>> BEGIN Input
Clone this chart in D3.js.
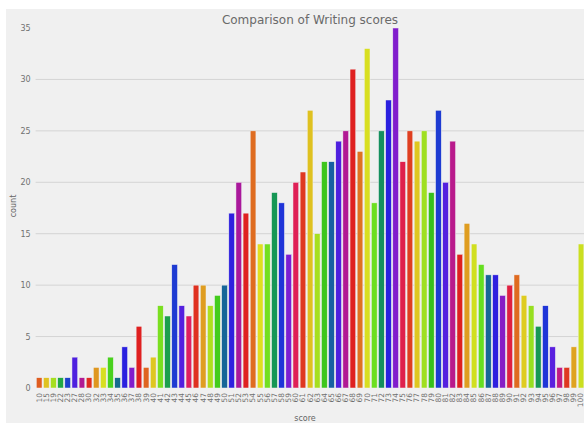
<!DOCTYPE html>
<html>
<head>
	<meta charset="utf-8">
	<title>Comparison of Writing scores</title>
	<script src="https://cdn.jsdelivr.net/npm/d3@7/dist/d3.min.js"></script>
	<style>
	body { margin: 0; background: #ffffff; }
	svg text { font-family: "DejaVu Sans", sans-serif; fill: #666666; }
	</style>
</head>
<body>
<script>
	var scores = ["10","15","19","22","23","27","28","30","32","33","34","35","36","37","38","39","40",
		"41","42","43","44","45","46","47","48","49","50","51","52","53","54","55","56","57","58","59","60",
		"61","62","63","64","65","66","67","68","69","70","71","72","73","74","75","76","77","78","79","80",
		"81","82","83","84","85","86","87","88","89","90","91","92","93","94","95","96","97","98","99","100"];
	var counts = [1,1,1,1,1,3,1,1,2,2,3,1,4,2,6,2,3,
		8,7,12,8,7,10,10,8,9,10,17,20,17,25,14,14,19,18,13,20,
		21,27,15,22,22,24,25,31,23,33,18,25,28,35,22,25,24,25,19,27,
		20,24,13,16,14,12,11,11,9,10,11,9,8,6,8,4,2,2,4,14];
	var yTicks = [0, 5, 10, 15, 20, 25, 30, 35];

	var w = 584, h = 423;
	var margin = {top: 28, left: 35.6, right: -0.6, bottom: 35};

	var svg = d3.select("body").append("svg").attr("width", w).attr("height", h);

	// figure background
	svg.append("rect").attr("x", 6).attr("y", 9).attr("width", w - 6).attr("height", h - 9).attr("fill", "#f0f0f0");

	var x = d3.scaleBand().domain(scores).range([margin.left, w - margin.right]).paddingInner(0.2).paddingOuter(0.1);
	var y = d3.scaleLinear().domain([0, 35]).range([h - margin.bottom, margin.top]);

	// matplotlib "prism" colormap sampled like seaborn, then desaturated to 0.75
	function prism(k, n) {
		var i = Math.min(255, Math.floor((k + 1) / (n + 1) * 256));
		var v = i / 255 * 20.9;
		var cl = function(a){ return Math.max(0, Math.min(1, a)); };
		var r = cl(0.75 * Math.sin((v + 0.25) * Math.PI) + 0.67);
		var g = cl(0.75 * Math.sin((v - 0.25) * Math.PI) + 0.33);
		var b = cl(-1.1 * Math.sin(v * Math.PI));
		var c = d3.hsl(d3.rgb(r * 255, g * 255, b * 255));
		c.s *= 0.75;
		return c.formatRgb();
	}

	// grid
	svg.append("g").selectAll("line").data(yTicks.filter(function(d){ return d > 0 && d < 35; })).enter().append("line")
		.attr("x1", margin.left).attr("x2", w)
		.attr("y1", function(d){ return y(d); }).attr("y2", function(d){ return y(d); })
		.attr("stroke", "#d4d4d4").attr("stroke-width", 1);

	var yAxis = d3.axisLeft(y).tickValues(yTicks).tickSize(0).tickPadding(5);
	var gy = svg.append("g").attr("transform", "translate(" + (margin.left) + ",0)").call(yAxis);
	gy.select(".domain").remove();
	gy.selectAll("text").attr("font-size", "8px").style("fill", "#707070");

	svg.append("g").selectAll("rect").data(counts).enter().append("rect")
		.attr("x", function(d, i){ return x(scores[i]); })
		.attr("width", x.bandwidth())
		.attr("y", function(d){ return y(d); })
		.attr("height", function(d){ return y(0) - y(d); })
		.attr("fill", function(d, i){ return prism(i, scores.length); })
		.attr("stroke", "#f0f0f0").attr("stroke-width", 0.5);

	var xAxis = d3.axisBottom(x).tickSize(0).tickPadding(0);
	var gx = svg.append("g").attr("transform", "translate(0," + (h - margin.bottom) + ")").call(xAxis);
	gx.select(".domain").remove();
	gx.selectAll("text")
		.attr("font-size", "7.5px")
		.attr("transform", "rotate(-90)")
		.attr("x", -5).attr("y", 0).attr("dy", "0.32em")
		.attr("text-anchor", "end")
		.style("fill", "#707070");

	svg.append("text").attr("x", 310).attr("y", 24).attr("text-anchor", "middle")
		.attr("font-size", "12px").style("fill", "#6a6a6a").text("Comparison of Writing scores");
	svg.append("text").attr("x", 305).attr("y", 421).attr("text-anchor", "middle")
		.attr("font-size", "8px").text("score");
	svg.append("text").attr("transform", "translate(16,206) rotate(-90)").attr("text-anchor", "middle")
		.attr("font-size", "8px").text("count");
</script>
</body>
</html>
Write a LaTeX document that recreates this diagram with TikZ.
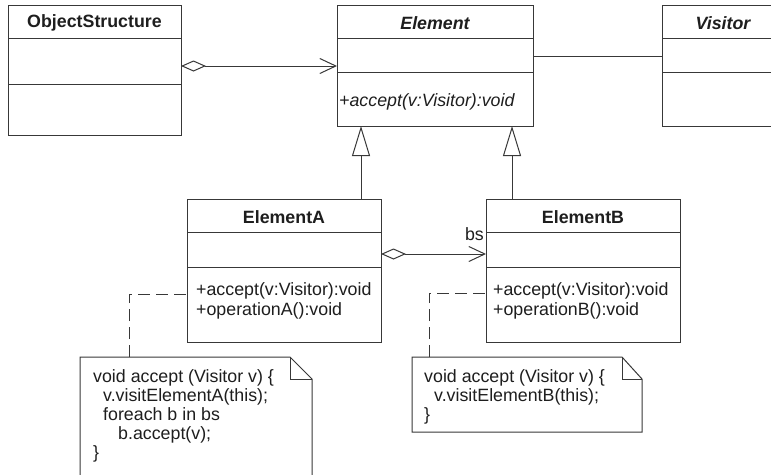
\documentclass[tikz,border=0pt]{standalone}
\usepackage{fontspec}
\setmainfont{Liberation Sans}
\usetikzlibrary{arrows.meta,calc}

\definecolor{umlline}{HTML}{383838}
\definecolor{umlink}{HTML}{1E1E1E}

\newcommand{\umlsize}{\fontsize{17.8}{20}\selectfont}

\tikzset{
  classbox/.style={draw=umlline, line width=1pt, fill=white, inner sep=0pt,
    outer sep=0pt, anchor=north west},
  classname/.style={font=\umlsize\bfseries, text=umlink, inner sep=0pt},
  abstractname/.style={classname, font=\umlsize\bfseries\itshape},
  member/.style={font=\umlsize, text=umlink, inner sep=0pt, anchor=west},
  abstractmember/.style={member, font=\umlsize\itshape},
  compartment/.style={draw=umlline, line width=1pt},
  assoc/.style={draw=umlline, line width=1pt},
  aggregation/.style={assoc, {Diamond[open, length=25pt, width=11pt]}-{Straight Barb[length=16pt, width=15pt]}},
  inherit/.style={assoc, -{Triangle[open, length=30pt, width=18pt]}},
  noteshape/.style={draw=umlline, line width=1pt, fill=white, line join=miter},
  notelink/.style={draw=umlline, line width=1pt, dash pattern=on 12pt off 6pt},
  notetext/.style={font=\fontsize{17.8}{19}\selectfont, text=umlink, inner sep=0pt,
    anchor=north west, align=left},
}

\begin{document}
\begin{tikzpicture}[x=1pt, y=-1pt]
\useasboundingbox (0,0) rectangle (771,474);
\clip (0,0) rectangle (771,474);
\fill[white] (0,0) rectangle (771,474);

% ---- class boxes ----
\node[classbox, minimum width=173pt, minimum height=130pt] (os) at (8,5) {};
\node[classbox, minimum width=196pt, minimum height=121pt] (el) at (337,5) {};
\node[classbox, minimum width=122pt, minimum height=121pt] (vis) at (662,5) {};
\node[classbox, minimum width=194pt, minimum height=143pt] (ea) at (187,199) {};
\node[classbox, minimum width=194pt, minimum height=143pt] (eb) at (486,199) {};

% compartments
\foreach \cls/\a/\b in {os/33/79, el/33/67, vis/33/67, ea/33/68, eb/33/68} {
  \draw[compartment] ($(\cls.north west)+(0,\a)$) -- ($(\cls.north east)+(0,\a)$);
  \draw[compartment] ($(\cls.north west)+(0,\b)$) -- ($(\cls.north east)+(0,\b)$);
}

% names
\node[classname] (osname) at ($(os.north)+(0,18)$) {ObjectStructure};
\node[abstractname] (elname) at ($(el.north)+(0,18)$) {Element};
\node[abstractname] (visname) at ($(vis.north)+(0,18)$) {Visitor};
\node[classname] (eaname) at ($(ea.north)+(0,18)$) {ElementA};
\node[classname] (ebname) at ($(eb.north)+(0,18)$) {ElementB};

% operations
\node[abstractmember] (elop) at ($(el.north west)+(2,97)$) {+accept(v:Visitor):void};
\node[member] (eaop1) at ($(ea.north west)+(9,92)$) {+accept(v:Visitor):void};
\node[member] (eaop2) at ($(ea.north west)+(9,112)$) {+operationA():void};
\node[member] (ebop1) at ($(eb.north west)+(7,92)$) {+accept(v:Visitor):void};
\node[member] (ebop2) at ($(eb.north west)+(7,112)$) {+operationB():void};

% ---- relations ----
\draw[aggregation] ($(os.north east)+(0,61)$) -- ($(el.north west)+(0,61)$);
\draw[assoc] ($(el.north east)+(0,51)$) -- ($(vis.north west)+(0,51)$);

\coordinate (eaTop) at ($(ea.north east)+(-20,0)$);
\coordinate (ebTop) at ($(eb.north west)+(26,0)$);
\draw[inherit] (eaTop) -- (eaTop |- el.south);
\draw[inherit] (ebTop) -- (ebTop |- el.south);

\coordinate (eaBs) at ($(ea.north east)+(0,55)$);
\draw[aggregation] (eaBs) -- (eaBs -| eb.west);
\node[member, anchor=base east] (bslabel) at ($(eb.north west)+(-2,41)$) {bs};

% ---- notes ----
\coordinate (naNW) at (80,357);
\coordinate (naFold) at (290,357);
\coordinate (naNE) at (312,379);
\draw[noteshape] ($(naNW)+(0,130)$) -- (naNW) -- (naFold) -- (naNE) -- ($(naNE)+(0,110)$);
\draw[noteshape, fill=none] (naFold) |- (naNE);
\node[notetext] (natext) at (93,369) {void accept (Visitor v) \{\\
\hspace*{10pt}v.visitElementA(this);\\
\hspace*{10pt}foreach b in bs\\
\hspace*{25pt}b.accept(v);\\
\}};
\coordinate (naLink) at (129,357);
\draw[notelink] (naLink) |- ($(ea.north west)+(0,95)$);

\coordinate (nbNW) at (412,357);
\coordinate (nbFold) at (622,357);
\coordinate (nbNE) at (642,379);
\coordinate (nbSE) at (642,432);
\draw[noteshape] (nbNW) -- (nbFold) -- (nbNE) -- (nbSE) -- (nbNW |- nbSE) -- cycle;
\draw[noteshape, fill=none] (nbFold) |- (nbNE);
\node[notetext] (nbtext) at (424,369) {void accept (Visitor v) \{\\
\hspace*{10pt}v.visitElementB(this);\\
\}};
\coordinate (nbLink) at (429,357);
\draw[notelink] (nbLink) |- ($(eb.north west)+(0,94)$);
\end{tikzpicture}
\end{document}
>> END Input
>> BEGIN Input
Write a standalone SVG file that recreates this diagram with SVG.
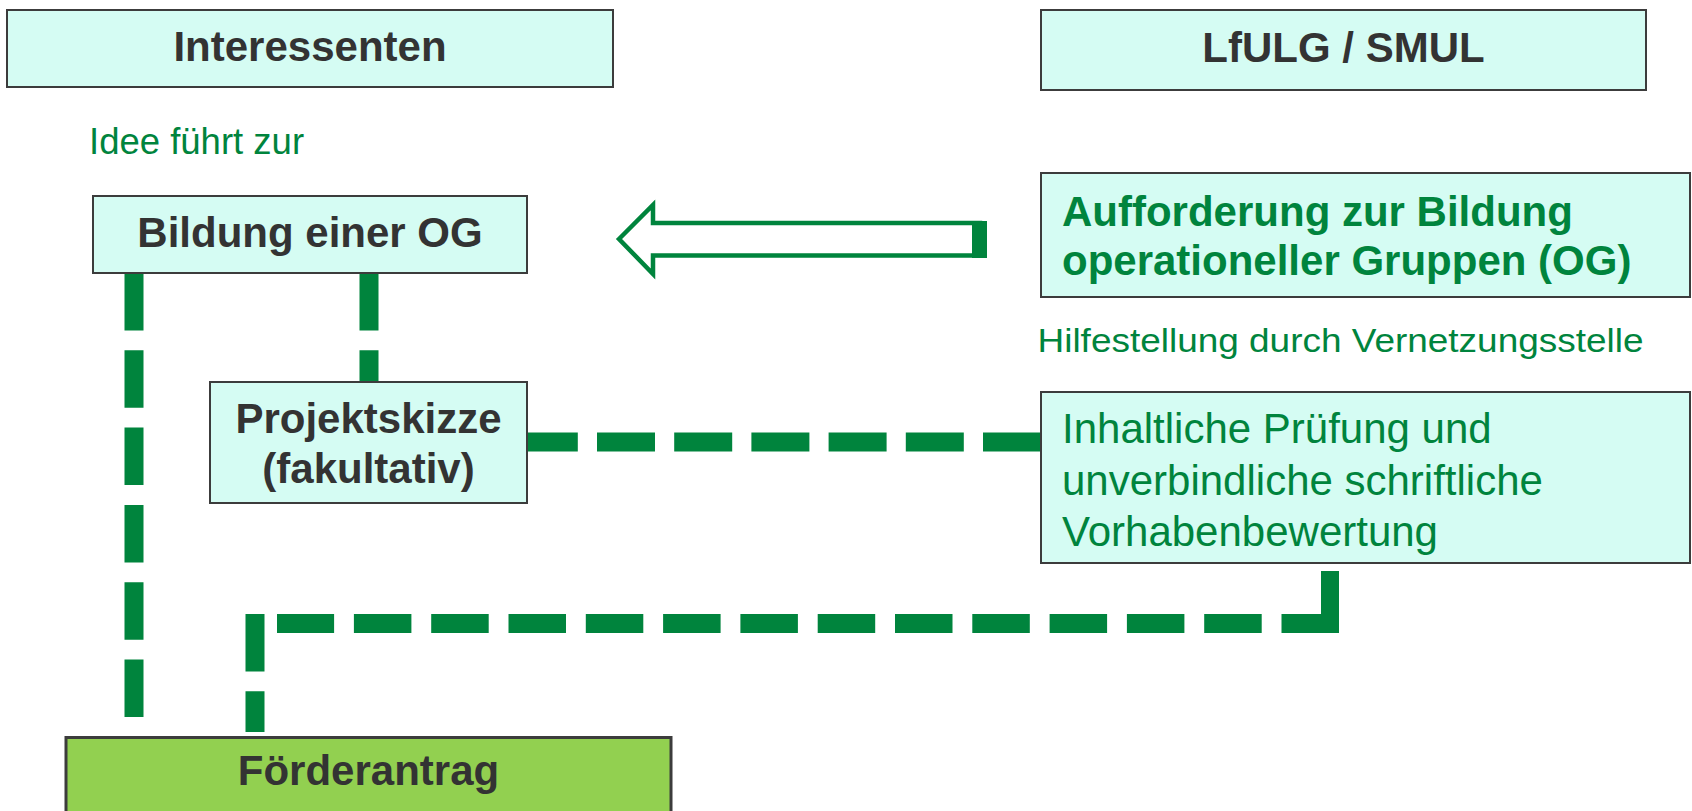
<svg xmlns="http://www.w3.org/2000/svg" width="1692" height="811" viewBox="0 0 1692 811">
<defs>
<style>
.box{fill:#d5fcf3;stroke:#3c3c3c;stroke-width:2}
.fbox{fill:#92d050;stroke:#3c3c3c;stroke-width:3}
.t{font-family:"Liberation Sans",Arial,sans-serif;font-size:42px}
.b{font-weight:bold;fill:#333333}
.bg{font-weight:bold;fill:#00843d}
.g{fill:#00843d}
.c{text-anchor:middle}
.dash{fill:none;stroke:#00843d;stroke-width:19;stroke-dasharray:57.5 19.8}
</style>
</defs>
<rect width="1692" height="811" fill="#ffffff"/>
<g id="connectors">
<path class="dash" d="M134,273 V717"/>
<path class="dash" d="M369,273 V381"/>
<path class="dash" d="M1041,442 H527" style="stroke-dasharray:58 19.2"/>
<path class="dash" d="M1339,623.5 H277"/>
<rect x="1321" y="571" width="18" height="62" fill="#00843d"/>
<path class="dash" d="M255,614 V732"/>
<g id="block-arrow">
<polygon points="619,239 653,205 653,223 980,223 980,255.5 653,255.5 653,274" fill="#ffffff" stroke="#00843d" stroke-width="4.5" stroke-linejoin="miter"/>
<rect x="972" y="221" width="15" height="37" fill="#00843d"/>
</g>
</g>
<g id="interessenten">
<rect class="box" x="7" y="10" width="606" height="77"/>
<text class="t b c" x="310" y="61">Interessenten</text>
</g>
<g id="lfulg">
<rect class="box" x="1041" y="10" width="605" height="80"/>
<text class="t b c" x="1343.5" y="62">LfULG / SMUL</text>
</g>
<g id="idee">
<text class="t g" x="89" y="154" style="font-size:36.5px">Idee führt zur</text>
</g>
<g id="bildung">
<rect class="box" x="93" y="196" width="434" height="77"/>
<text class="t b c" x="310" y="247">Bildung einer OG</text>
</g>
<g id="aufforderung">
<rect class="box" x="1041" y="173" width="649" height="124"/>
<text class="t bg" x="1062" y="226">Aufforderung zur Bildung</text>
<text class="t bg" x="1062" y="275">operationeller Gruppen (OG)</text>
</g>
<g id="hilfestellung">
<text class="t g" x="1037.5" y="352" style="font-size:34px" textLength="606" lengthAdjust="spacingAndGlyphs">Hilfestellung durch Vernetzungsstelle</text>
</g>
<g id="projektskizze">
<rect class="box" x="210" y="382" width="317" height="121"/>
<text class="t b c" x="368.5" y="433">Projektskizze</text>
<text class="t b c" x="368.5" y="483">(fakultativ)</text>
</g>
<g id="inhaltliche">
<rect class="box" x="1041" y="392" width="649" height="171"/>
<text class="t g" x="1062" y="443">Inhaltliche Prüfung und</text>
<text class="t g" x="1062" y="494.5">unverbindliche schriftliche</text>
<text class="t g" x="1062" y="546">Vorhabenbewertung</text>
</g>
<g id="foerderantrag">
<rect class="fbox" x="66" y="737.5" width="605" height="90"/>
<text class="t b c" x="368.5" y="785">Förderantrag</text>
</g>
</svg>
>> END Input
— What needs to be done —
Beginning with the line above that contains "Clone this chart in D3.js." and ending with the line that contains "var yTicks = [0, 5, 10, 15, 20, 25, 30, 35];", quote each line exactly, keeping out the pictures.

— Solved problem —
Clone this chart in D3.js.
<!DOCTYPE html>
<html>
<head>
	<meta charset="utf-8">
	<title>Comparison of Writing scores</title>
	<script src="https://cdn.jsdelivr.net/npm/d3@7/dist/d3.min.js"></script>
	<style>
	body { margin: 0; background: #ffffff; }
	svg text { font-family: "DejaVu Sans", sans-serif; fill: #666666; }
	</style>
</head>
<body>
<script>
	var scores = ["10","15","19","22","23","27","28","30","32","33","34","35","36","37","38","39","40",
		"41","42","43","44","45","46","47","48","49","50","51","52","53","54","55","56","57","58","59","60",
		"61","62","63","64","65","66","67","68","69","70","71","72","73","74","75","76","77","78","79","80",
		"81","82","83","84","85","86","87","88","89","90","91","92","93","94","95","96","97","98","99","100"];
	var counts = [1,1,1,1,1,3,1,1,2,2,3,1,4,2,6,2,3,
		8,7,12,8,7,10,10,8,9,10,17,20,17,25,14,14,19,18,13,20,
		21,27,15,22,22,24,25,31,23,33,18,25,28,35,22,25,24,25,19,27,
		20,24,13,16,14,12,11,11,9,10,11,9,8,6,8,4,2,2,4,14];
	var yTicks = [0, 5, 10, 15, 20, 25, 30, 35];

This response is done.